• [MATERIAL]
╭──

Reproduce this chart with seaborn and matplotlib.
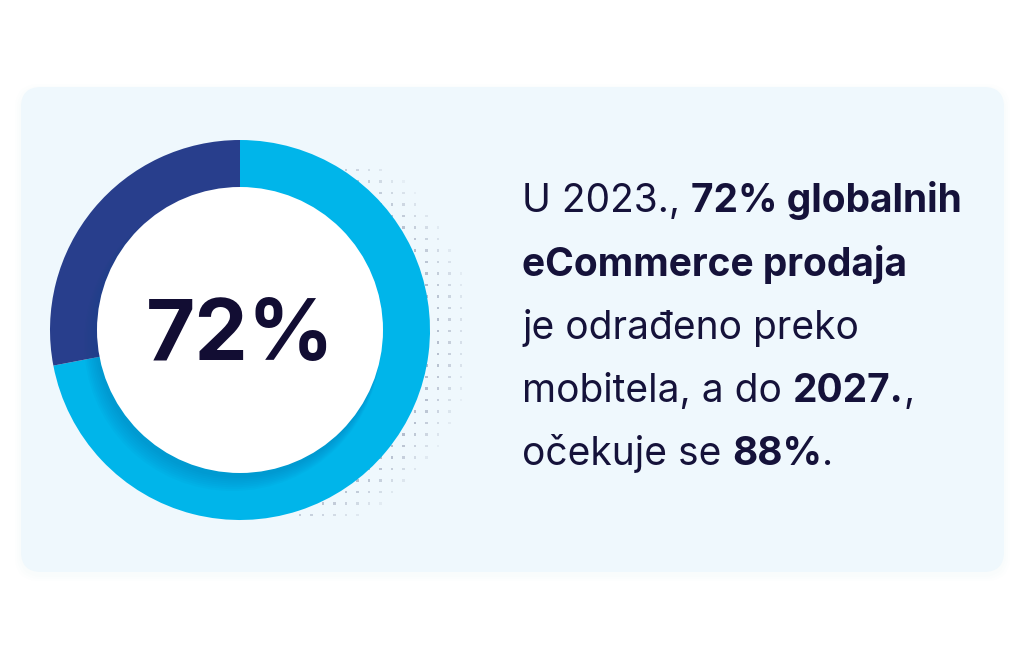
import numpy as np
import matplotlib.pyplot as plt
import seaborn as sns
from matplotlib.patches import FancyBboxPatch, Circle

# --- data ---
share_labels = ["Mobitel", "Ostalo"]
share_values = [72, 28]
share_colors = ["#00B5EA", "#283E8C"]
center_label = "72%"

# text lines, each a list of (segment, bold?)
text_lines = [
    [("U 2023., ", False), ("72% globalnih", True)],
    [("eCommerce prodaja", True)],
    [("je odrađeno preko", False)],
    [("mobitela, a do ", False), ("2027.", True), (",", False)],
    [("očekuje se ", False), ("88%", True), (".", False)],
]

W, H = 1024, 660
TEXT_COLOR = "#15123A"
BG_COLOR = "#EFF8FD"
FONT = "Inter"

sns.set_theme(style="white")
plt.rcParams["font.family"] = [FONT, "DejaVu Sans"]

fig = plt.figure(figsize=(W / 100, H / 100), dpi=100)
fig.patch.set_facecolor("white")

# background card
bg = fig.add_axes([0, 0, 1, 1])
bg.set_xlim(0, W)
bg.set_ylim(H, 0)
bg.axis("off")
for i, a in enumerate([0.008, 0.007, 0.006]):
    pad = 6 - 2 * i
    bg.add_patch(FancyBboxPatch((21 - pad, 87 - pad + 3), 983 + 2 * pad, 485 + 2 * pad,
                                boxstyle="round,pad=0,rounding_size=24",
                                fc="#4080B0", ec="none", alpha=a))
bg.add_patch(FancyBboxPatch((21, 87), 983, 485, boxstyle="round,pad=0,rounding_size=20",
                            fc=BG_COLOR, ec="none"))

# halftone dots behind the ring
gx, gy = np.meshgrid(np.arange(300, 480, 11.5), np.arange(170, 520, 11.5))
gx, gy = gx.ravel(), gy.ravel()
d = np.hypot(gx - 265, gy - 335)
keep = (d < 207) & (np.hypot(gx - 240, gy - 330) > 185)
fade = np.clip((207 - d[keep]) / 35, 0, 1)
cols = np.zeros((keep.sum(), 4))
cols[:, :3] = [0.50, 0.54, 0.64]
cols[:, 3] = 0.08 + 0.45 * fade
bg.scatter(gx[keep], gy[keep], s=4, c=cols, marker="s", linewidths=0)

# donut
cx, cy, R = 240, 330, 190
half = 205
ax = fig.add_axes([(cx - half) / W, (H - cy - half) / H, 2 * half / W, 2 * half / H])
ax.pie(share_values, colors=share_colors, startangle=90, counterclock=False,
       radius=1, wedgeprops=dict(width=1, linewidth=0))
ax.set_xlim(-half / R, half / R)
ax.set_ylim(-half / R, half / R)
ax.set_aspect("equal")
ax.axis("off")
rin = 143 / R
# soft shadow of the inner disc on the ring
for k in range(8):
    ax.add_patch(Circle((-0.012 - 0.004 * k, -0.025 - 0.006 * k), rin + 0.004 * k,
                        fc="#0A4A8A", ec="none", alpha=0.03))
ax.add_patch(Circle((0, 0), rin, fc="white", ec="none"))
ax.text(0, -0.04, center_label, ha="center", va="center", fontsize=61,
        fontweight="bold", color="#120D33")

# paragraph with mixed weights
r = fig.canvas.get_renderer()


def seg_width(s, bold, size):
    t1 = fig.text(0, 0, s + "|", fontsize=size, fontweight="bold" if bold else "normal")
    t2 = fig.text(0, 0, "|", fontsize=size, fontweight="bold" if bold else "normal")
    w = t1.get_window_extent(r).width - t2.get_window_extent(r).width
    t1.remove()
    t2.remove()
    return w


size = 28
baselines = [212, 276, 339, 402, 465]
x0 = 522
for line, base in zip(text_lines, baselines):
    x = x0
    for seg, bold in line:
        fig.text(x / W, 1 - base / H, seg, fontsize=size, color=TEXT_COLOR,
                 fontweight="bold" if bold else "normal", va="baseline", ha="left")
        x += seg_width(seg, bold, size)

fig.savefig("out.png", dpi=100, facecolor="white")
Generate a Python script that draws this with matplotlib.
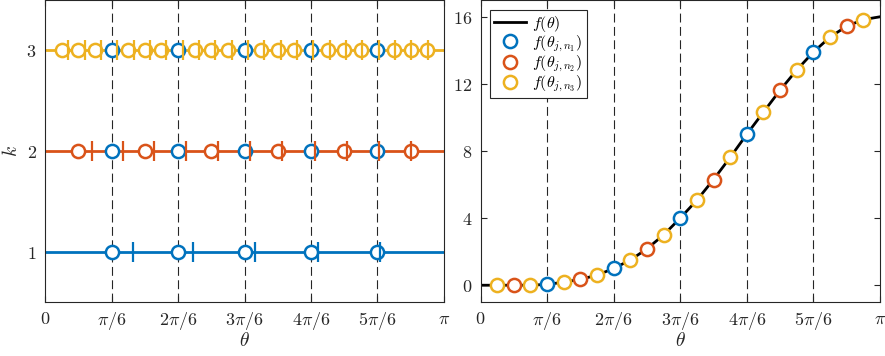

╰──

• [TASK] From the listing above, print every entry precisely and drop the pictures.

• [SOLUTION FOR THIS TASK]
Reproduce this chart with seaborn and matplotlib.
import numpy as np
import matplotlib.pyplot as plt
import seaborn as sns
from matplotlib.patches import FancyBboxPatch, Circle

# --- data ---
share_labels = ["Mobitel", "Ostalo"]
share_values = [72, 28]
share_colors = ["#00B5EA", "#283E8C"]
center_label = "72%"

# text lines, each a list of (segment, bold?)
text_lines = [
    [("U 2023., ", False), ("72% globalnih", True)],
    [("eCommerce prodaja", True)],
    [("je odrađeno preko", False)],
    [("mobitela, a do ", False), ("2027.", True), (",", False)],
    [("očekuje se ", False), ("88%", True), (".", False)],
]

W, H = 1024, 660
TEXT_COLOR = "#15123A"
BG_COLOR = "#EFF8FD"
FONT = "Inter"

sns.set_theme(style="white")
plt.rcParams["font.family"] = [FONT, "DejaVu Sans"]

fig = plt.figure(figsize=(W / 100, H / 100), dpi=100)
fig.patch.set_facecolor("white")

# background card
bg = fig.add_axes([0, 0, 1, 1])
bg.set_xlim(0, W)
bg.set_ylim(H, 0)
bg.axis("off")
for i, a in enumerate([0.008, 0.007, 0.006]):
    pad = 6 - 2 * i
    bg.add_patch(FancyBboxPatch((21 - pad, 87 - pad + 3), 983 + 2 * pad, 485 + 2 * pad,
                                boxstyle="round,pad=0,rounding_size=24",
                                fc="#4080B0", ec="none", alpha=a))
bg.add_patch(FancyBboxPatch((21, 87), 983, 485, boxstyle="round,pad=0,rounding_size=20",
                            fc=BG_COLOR, ec="none"))

# halftone dots behind the ring
gx, gy = np.meshgrid(np.arange(300, 480, 11.5), np.arange(170, 520, 11.5))
gx, gy = gx.ravel(), gy.ravel()
d = np.hypot(gx - 265, gy - 335)
keep = (d < 207) & (np.hypot(gx - 240, gy - 330) > 185)
fade = np.clip((207 - d[keep]) / 35, 0, 1)
cols = np.zeros((keep.sum(), 4))
cols[:, :3] = [0.50, 0.54, 0.64]
cols[:, 3] = 0.08 + 0.45 * fade
bg.scatter(gx[keep], gy[keep], s=4, c=cols, marker="s", linewidths=0)

# donut
cx, cy, R = 240, 330, 190
half = 205
ax = fig.add_axes([(cx - half) / W, (H - cy - half) / H, 2 * half / W, 2 * half / H])
ax.pie(share_values, colors=share_colors, startangle=90, counterclock=False,
       radius=1, wedgeprops=dict(width=1, linewidth=0))
ax.set_xlim(-half / R, half / R)
ax.set_ylim(-half / R, half / R)
ax.set_aspect("equal")
ax.axis("off")
rin = 143 / R
# soft shadow of the inner disc on the ring
for k in range(8):
    ax.add_patch(Circle((-0.012 - 0.004 * k, -0.025 - 0.006 * k), rin + 0.004 * k,
                        fc="#0A4A8A", ec="none", alpha=0.03))
ax.add_patch(Circle((0, 0), rin, fc="white", ec="none"))
ax.text(0, -0.04, center_label, ha="center", va="center", fontsize=61,
        fontweight="bold", color="#120D33")

# paragraph with mixed weights
r = fig.canvas.get_renderer()


def seg_width(s, bold, size):
    t1 = fig.text(0, 0, s + "|", fontsize=size, fontweight="bold" if bold else "normal")
    t2 = fig.text(0, 0, "|", fontsize=size, fontweight="bold" if bold else "normal")
    w = t1.get_window_extent(r).width - t2.get_window_extent(r).width
    t1.remove()
    t2.remove()
    return w


size = 28
baselines = [212, 276, 339, 402, 465]
x0 = 522
for line, base in zip(text_lines, baselines):
    x = x0
    for seg, bold in line:
        fig.text(x / W, 1 - base / H, seg, fontsize=size, color=TEXT_COLOR,
                 fontweight="bold" if bold else "normal", va="baseline", ha="left")
        x += seg_width(seg, bold, size)

fig.savefig("out.png", dpi=100, facecolor="white")
Generate a Python script that draws this with matplotlib.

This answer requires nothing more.